━━━ Collected material

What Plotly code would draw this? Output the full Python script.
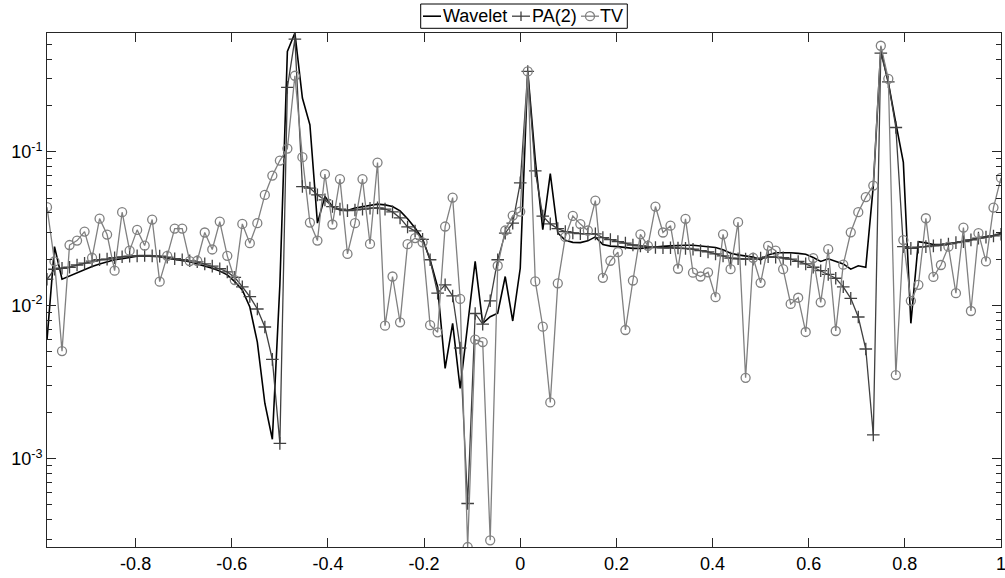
import plotly.graph_objects as go

# sampling grid (x = k/64 - 1, k = 1..128)
x = [-0.984375, -0.96875, -0.953125, -0.9375, -0.921875, -0.90625, -0.890625, -0.875,
     -0.859375, -0.84375, -0.828125, -0.8125, -0.796875, -0.78125, -0.765625, -0.75,
     -0.734375, -0.71875, -0.703125, -0.6875, -0.671875, -0.65625, -0.640625, -0.625,
     -0.609375, -0.59375, -0.578125, -0.5625, -0.546875, -0.53125, -0.515625, -0.5,
     -0.484375, -0.46875, -0.453125, -0.4375, -0.421875, -0.40625, -0.390625, -0.375,
     -0.359375, -0.34375, -0.328125, -0.3125, -0.296875, -0.28125, -0.265625, -0.25,
     -0.234375, -0.21875, -0.203125, -0.1875, -0.171875, -0.15625, -0.140625, -0.125,
     -0.109375, -0.09375, -0.078125, -0.0625, -0.046875, -0.03125, -0.015625, 0.0,
     0.015625, 0.03125, 0.046875, 0.0625, 0.078125, 0.09375, 0.109375, 0.125,
     0.140625, 0.15625, 0.171875, 0.1875, 0.203125, 0.21875, 0.234375, 0.25,
     0.265625, 0.28125, 0.296875, 0.3125, 0.328125, 0.34375, 0.359375, 0.375,
     0.390625, 0.40625, 0.421875, 0.4375, 0.453125, 0.46875, 0.484375, 0.5,
     0.515625, 0.53125, 0.546875, 0.5625, 0.578125, 0.59375, 0.609375, 0.625,
     0.640625, 0.65625, 0.671875, 0.6875, 0.703125, 0.71875, 0.734375, 0.75,
     0.765625, 0.78125, 0.796875, 0.8125, 0.828125, 0.84375, 0.859375, 0.875,
     0.890625, 0.90625, 0.921875, 0.9375, 0.953125, 0.96875, 0.984375, 1.0]

wavelet = [0.00594, 0.0241, 0.01478, 0.0155, 0.0163, 0.0172, 0.0179, 0.0186, 0.0192, 0.0198,
           0.0201, 0.0206, 0.0209, 0.0210, 0.0209, 0.0207, 0.0203, 0.0200, 0.0195, 0.0192,
           0.0186, 0.0181, 0.01743, 0.0167, 0.0158, 0.01425, 0.0126, 0.00975, 0.00576, 0.0023,
           0.00134, 0.0136, 0.451, 0.594, 0.224, 0.150, 0.0343, 0.0511, 0.0438, 0.0418,
           0.0415, 0.0431, 0.0440, 0.0451, 0.0456, 0.0451, 0.0440, 0.0412, 0.0366, 0.0319,
           0.0271, 0.0198, 0.0132, 0.00388, 0.00763, 0.00287, 0.00744, 0.0193, 0.00763, 0.00843,
           0.00887, 0.0154, 0.0079, 0.01743, 0.334, 0.0887, 0.0311, 0.0722, 0.0296, 0.0265,
           0.0257, 0.0256, 0.0263, 0.0279, 0.0249, 0.0243, 0.0241, 0.0238, 0.0235, 0.0235,
           0.0238, 0.0240, 0.0242, 0.0244, 0.0246, 0.0246, 0.0246, 0.0244, 0.0241, 0.0238,
           0.0230, 0.0218, 0.0213, 0.0210, 0.0206, 0.0198, 0.0213, 0.0220, 0.0221, 0.0220,
           0.0218, 0.0215, 0.0205, 0.0193, 0.0201, 0.0193, 0.0186, 0.0172, 0.0181, 0.0177,
           0.0600, 0.466, 0.282, 0.154, 0.0854, 0.00763, 0.0260, 0.0255, 0.0249, 0.0249,
           0.0251, 0.0256, 0.0260, 0.0267, 0.0274, 0.0279, 0.0285, 0.0294]

pa2 = [0.01478, 0.01717, 0.01743, 0.0177, 0.0183, 0.0188, 0.0194, 0.0198, 0.0200, 0.0204,
       0.0207, 0.0209, 0.0210, 0.0211, 0.0210, 0.0209, 0.0206, 0.0201, 0.0198, 0.0195,
       0.0192, 0.0186, 0.0180, 0.0173, 0.0165, 0.0152, 0.0132, 0.0114, 0.00946, 0.00722,
       0.00444, 0.00126, 0.263, 0.543, 0.0594, 0.0580, 0.0524, 0.0486, 0.0440, 0.0423,
       0.0414, 0.0418, 0.0423, 0.0429, 0.0431, 0.0423, 0.0406, 0.0371, 0.0324, 0.0305,
       0.0269, 0.0198, 0.0120, 0.0136, 0.0115, 0.00527, 0.000511, 0.00884, 0.00753, 0.0107,
       0.0198, 0.0295, 0.0343, 0.0628, 0.334, 0.0752, 0.0381, 0.0339, 0.0316, 0.0302,
       0.0296, 0.0293, 0.0292, 0.0292, 0.0276, 0.0268, 0.0260, 0.0254, 0.0247, 0.0244,
       0.0241, 0.0238, 0.0237, 0.0237, 0.0236, 0.0235, 0.0232, 0.0227, 0.0223, 0.0216,
       0.0210, 0.0203, 0.0201, 0.0200, 0.0200, 0.0203, 0.0207, 0.0206, 0.0204, 0.0200,
       0.0193, 0.0186, 0.0177, 0.0168, 0.0159, 0.0150, 0.0132, 0.0111, 0.00839, 0.00519,
       0.00143, 0.440, 0.286, 0.144, 0.0241, 0.0235, 0.0239, 0.0241, 0.0244, 0.0247,
       0.0251, 0.0256, 0.0260, 0.0267, 0.0274, 0.0278, 0.0283, 0.0290]

tv = [0.0436, 0.0193, 0.00503, 0.0247, 0.0264, 0.0302, 0.0204, 0.0367, 0.0289, 0.0168,
      0.0404, 0.0227, 0.0310, 0.0245, 0.0362, 0.01425, 0.0210, 0.0316, 0.0316, 0.0194,
      0.0195, 0.0298, 0.0231, 0.0351, 0.0210, 0.0146, 0.0339, 0.0254, 0.0343, 0.0524,
      0.0700, 0.0877, 0.105, 0.313, 0.0923, 0.0346, 0.0264, 0.0715, 0.0336, 0.0664,
      0.0216, 0.0343, 0.0664, 0.0251, 0.0851, 0.00736, 0.0154, 0.00774, 0.0250, 0.0274,
      0.0257, 0.00742, 0.00667, 0.0326, 0.0503, 0.0110, 0.000266, 0.00598, 0.00576, 0.000294,
      0.0181, 0.0307, 0.0384, 0.0408, 0.334, 0.0143, 0.00725, 0.00233, 0.0139, 0.0279,
      0.0382, 0.0338, 0.0307, 0.0481, 0.0151, 0.0195, 0.0222, 0.0069, 0.0145, 0.0290,
      0.0244, 0.0440, 0.0298, 0.0330, 0.0173, 0.0366, 0.0163, 0.0154, 0.0164, 0.0113,
      0.0290, 0.0172, 0.0348, 0.00337, 0.0204, 0.0140, 0.0244, 0.0227, 0.0172, 0.0102,
      0.0112, 0.0067, 0.0203, 0.01046, 0.0232, 0.0068, 0.0184, 0.0299, 0.0404, 0.0507,
      0.0603, 0.491, 0.299, 0.00351, 0.0266, 0.0107, 0.0136, 0.0369, 0.0153, 0.0183,
      0.0241, 0.0120, 0.0321, 0.00918, 0.0295, 0.0193, 0.0433, 0.0676]

series_names = ["Wavelet", "PA(2)", "TV"]
x_ticks = [-0.8, -0.6, -0.4, -0.2, 0, 0.2, 0.4, 0.6, 0.8, 1]
x_tick_labels = ["-0.8", "-0.6", "-0.4", "-0.2", "0", "0.2", "0.4", "0.6", "0.8", "1"]
y_ticks = [1e-3, 1e-2, 1e-1]
y_tick_labels = ["10<sup>-3</sup>", "10<sup>-2</sup>", "10<sup>-1</sup>"]
y_minor = [m * 10.0 ** e for e in range(-4, 0) for m in range(2, 10)]

FONT = "Liberation Sans, Arial, Helvetica, sans-serif"
AX = "#262626"
C_W, C_PA, C_TV = "#000000", "#404040", "#808080"

W, H = 1005, 578
ML, MR, MT, MB = 47, 4, 33, 31
PW, PH = W - ML - MR, H - MT - MB


def px(xp):
    return (xp - ML) / PW


def py(yp):
    return (H - MB - yp) / PH


fig = go.Figure()
fig.add_trace(go.Scatter(x=x, y=wavelet, name=series_names[0], mode="lines",
                         line=dict(color=C_W, width=1.6)))
fig.add_trace(go.Scatter(x=x, y=pa2, name=series_names[1], mode="lines+markers",
                         line=dict(color=C_PA, width=1.3),
                         marker=dict(symbol="cross-thin-open", size=9,
                                     line=dict(color=C_PA, width=1.3))))
fig.add_trace(go.Scatter(x=x, y=tv, name=series_names[2], mode="lines+markers",
                         line=dict(color=C_TV, width=1.3),
                         marker=dict(symbol="circle-open", size=9,
                                     line=dict(color=C_TV, width=1.3))))

# ---- compact MATLAB-style legend (box, samples, labels) ----
ly = 16.2
shapes = [
    dict(type="rect", xref="paper", yref="paper", x0=px(420.7), x1=px(627.3),
         y0=py(28.3), y1=py(4.0), line=dict(color="#000000", width=1),
         fillcolor="white", layer="above"),
    dict(type="line", xref="paper", yref="paper", x0=px(423), x1=px(441),
         y0=py(ly), y1=py(ly), line=dict(color=C_W, width=1.6)),
    dict(type="line", xref="paper", yref="paper", x0=px(512), x1=px(530),
         y0=py(ly), y1=py(ly), line=dict(color=C_PA, width=1.3)),
    dict(type="line", xref="paper", yref="paper", x0=px(521), x1=px(521),
         y0=py(ly - 4.8), y1=py(ly + 4.8), line=dict(color=C_PA, width=1.3)),
    dict(type="line", xref="paper", yref="paper", x0=px(581), x1=px(599),
         y0=py(ly), y1=py(ly), line=dict(color=C_TV, width=1.3)),
    dict(type="circle", xref="paper", yref="paper", xsizemode="pixel",
         ysizemode="pixel", xanchor=px(590), yanchor=py(ly), x0=-4.5, x1=4.5,
         y0=-4.5, y1=4.5, line=dict(color=C_TV, width=1.3), fillcolor="rgba(0,0,0,0)"),
]
annotations = []
for name, xl in zip(series_names, [441.5, 530.5, 599.0]):
    annotations.append(dict(text=name, x=px(xl), y=py(ly), xref="paper", yref="paper",
                            xanchor="left", yanchor="middle", showarrow=False,
                            borderpad=0, font=dict(family=FONT, size=18, color="#000000")))

fig.update_layout(
    width=W, height=H,
    margin=dict(l=ML, r=MR, t=MT, b=MB, autoexpand=False),
    paper_bgcolor="white", plot_bgcolor="white",
    font=dict(family=FONT, size=18, color="#000000"),
    showlegend=False,
    shapes=shapes, annotations=annotations,
    xaxis=dict(range=[-0.984375, 1.0], tickmode="array", tickvals=x_ticks,
               ticktext=x_tick_labels, ticks="inside", ticklen=9, tickwidth=1,
               tickcolor=AX, showline=True, linecolor=AX, linewidth=1,
               mirror="ticks", showgrid=False, zeroline=False,
               ticklabeloverflow="allow",
               tickfont=dict(family=FONT, size=18, color="#000000")),
    yaxis=dict(type="log", range=[-3.575, -0.2258], tickmode="array",
               tickvals=y_ticks, ticktext=y_tick_labels, ticks="inside",
               ticklen=9, tickwidth=1, tickcolor=AX, showline=True,
               linecolor=AX, linewidth=1, mirror="ticks", showgrid=False,
               zeroline=False, ticklabeloverflow="allow",
               minor=dict(tickmode="array", tickvals=y_minor, ticks="inside",
                          ticklen=5, tickwidth=1, tickcolor=AX, showgrid=False),
               tickfont=dict(family=FONT, size=18, color="#000000")),
)

fig.write_html("out.html")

━━━━━━

### Exercise details
Only the lines from the start of the material through the line containing "import plotly.graph_objects as go" should be transcribed. Pictures stay out.

### Solution to this task
What Plotly code would draw this? Output the full Python script.
import plotly.graph_objects as go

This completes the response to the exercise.